Ketiga, Polri telah membentuk Satgas Anti-Politik Uang dengan menjalin kerja sama dengan sejumlah institusi terkait untuk mencegah dan memberantas praktik politik uang (money politics) saat Pemilu/Pilpres 2019. Satgas ini bekerja sama dengan Komisi Pemberantasan Korupsi (KPK), Badan Pengawas Pemilu (Bawaslu), dan Kejaksaan Agung untuk mencegah dan memberantas money politics.

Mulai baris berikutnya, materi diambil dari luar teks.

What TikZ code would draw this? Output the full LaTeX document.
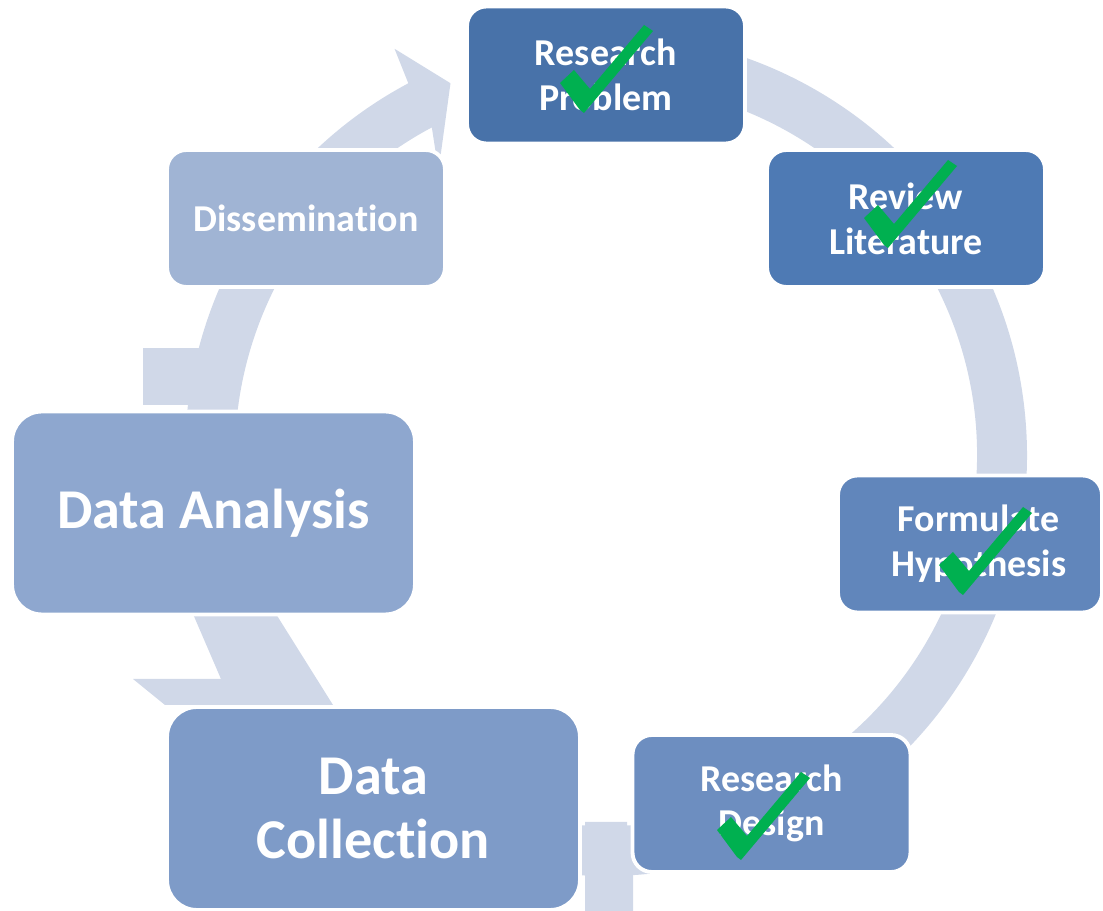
\documentclass[tikz,border=0pt]{standalone}
\usepackage{fontspec}
\setmainfont{Carlito}[Ligatures=NoCommon]
\usepackage{tikz}
\usetikzlibrary{calc}
\definecolor{ringblue}{RGB}{208,216,232}
\definecolor{probblue}{RGB}{72,114,169}
\definecolor{litblue}{RGB}{78,122,180}
\definecolor{hypblue}{RGB}{97,134,187}
\definecolor{designblue}{RGB}{109,142,192}
\definecolor{collblue}{RGB}{126,155,200}
\definecolor{analblue}{RGB}{142,167,207}
\definecolor{dissblue}{RGB}{160,180,212}
\definecolor{tickgreen}{RGB}{0,176,80}
\newcommand{\smallstage}{\fontsize{21.6}{25.5}\selectfont\bfseries}
\newcommand{\bigstage}{\fontsize{32}{36}\selectfont\bfseries}

\begin{document}
\begin{tikzpicture}[x=0.02cm, y=0.02cm]
% Define styles
\tikzset{
  stage/.style={draw=white, line width=2.2pt, rounded corners=11pt, text=white,
    align=center, inner sep=0pt, font=\smallstage,
    minimum width=5.56cm, minimum height=2.74cm},
  big stage/.style={stage, rounded corners=17pt, font=\bigstage, minimum height=4.06cm},
  ring/.style={fill=ringblue},
  tick/.pic={\fill[tickgreen] (1,-3) -- (-3,0) -- (-23,27) -- (-9,40) -- (7,21)
    -- (61,85) -- (70,79) -- cycle;}
}

% Parameters
\def\rout{421} % outer radius of the cycle arrow
\def\rin{371}  % inner radius

\useasboundingbox (0,0) rectangle (1103,-911);

% Draw cycle arrow
\begin{scope}[shift={(606,-455)}]
  \fill[ring] (95:\rout) arc[start angle=95, end angle=-242, radius=\rout]
    -- (117.5:458) -- (112.7:403) -- (120.5:330) -- (118:\rin)
    arc[start angle=-242, end angle=95, radius=\rin] -- cycle;
\end{scope}

% Arrow pieces
\fill[ring] (143,-348) rectangle (212,-405);
\fill[ring] (193,-614) -- (276,-614) -- (333,-705) -- (165,-705) -- (133,-679)
  -- (221,-679) -- cycle;
\fill[ring] (585,-822) -- (627,-822) -- (627,-842) -- (633,-842) -- (633,-911)
  -- (585,-911) -- cycle;

% Stages
\node[stage, fill=probblue] (prob) at (606,-75) {Research\\Problem};
\node[stage, fill=litblue] (lit) at (906,-218.5) {Review\\Literature};
\node[stage, fill=hypblue, minimum width=5.28cm] (hyp) at (970,-544) {\hspace*{10pt}Formulate\\\hspace*{10pt}Hypothesis};
\node[stage, fill=designblue] (design) at (771.5,-803.5) {Research\\Design};
\node[big stage, fill=collblue, minimum width=8.26cm] (coll) at (373.5,-808.5) {Data\\Collection};
\node[big stage, fill=analblue, minimum width=8.06cm] (anal) at (213.5,-513) {Data Analysis};
\node[stage, fill=dissblue] (diss) at (306,-218.5) {Dissemination};

% Checks
\pic at (583,-110) {tick};
\pic at (887,-245) {tick};
\pic at (962,-592) {tick};
\pic at (740,-857) {tick};
\end{tikzpicture}
\end{document}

Keempat, Polri telah membentuk Satgas Penegakan Hukum lain untuk operasi penanggulangan Kelompok Kriminal Bersenjata (KKB) di Papua. Polri juga telah melancarkan operasi Tinombala untuk melaksanakan penanggulangan terorisme di wilayah Sulawesi Tenggara.
“Alhasil, Polri jangan menyimpang dari tugas-tugas yang sudah digariskan oleh undang-undang dan peraturan lainnya,” terang Sumaryoto yang juga pengusaha ini.
Bila semua pihak sudah melaksanakan tugas masing-masing dengan baik, ucap Sumaryoto, maka siapa pun pemenang Pilpres 2019, apakah pasangan nomor urut 01 Jokowi-Maruf Amin ataukah nomor urut 02 Prabowo Subianto-Sandiaga Uno, harus diterima dengan legawa oleh seluruh elemen bangsa ini.
"Bila ada sengketa, silakan daftarkan ke Mahkamah Konsitusi (MK), bukan dengan people power," tandasnya menyindir ide Ketua Majelis Kehormatan Partai Amanat Nasional (PAN) Amien Rais yang akan mengerahkan massa atau people power untuk menolak hasil Pilpres 2019 bila ada kecurangan.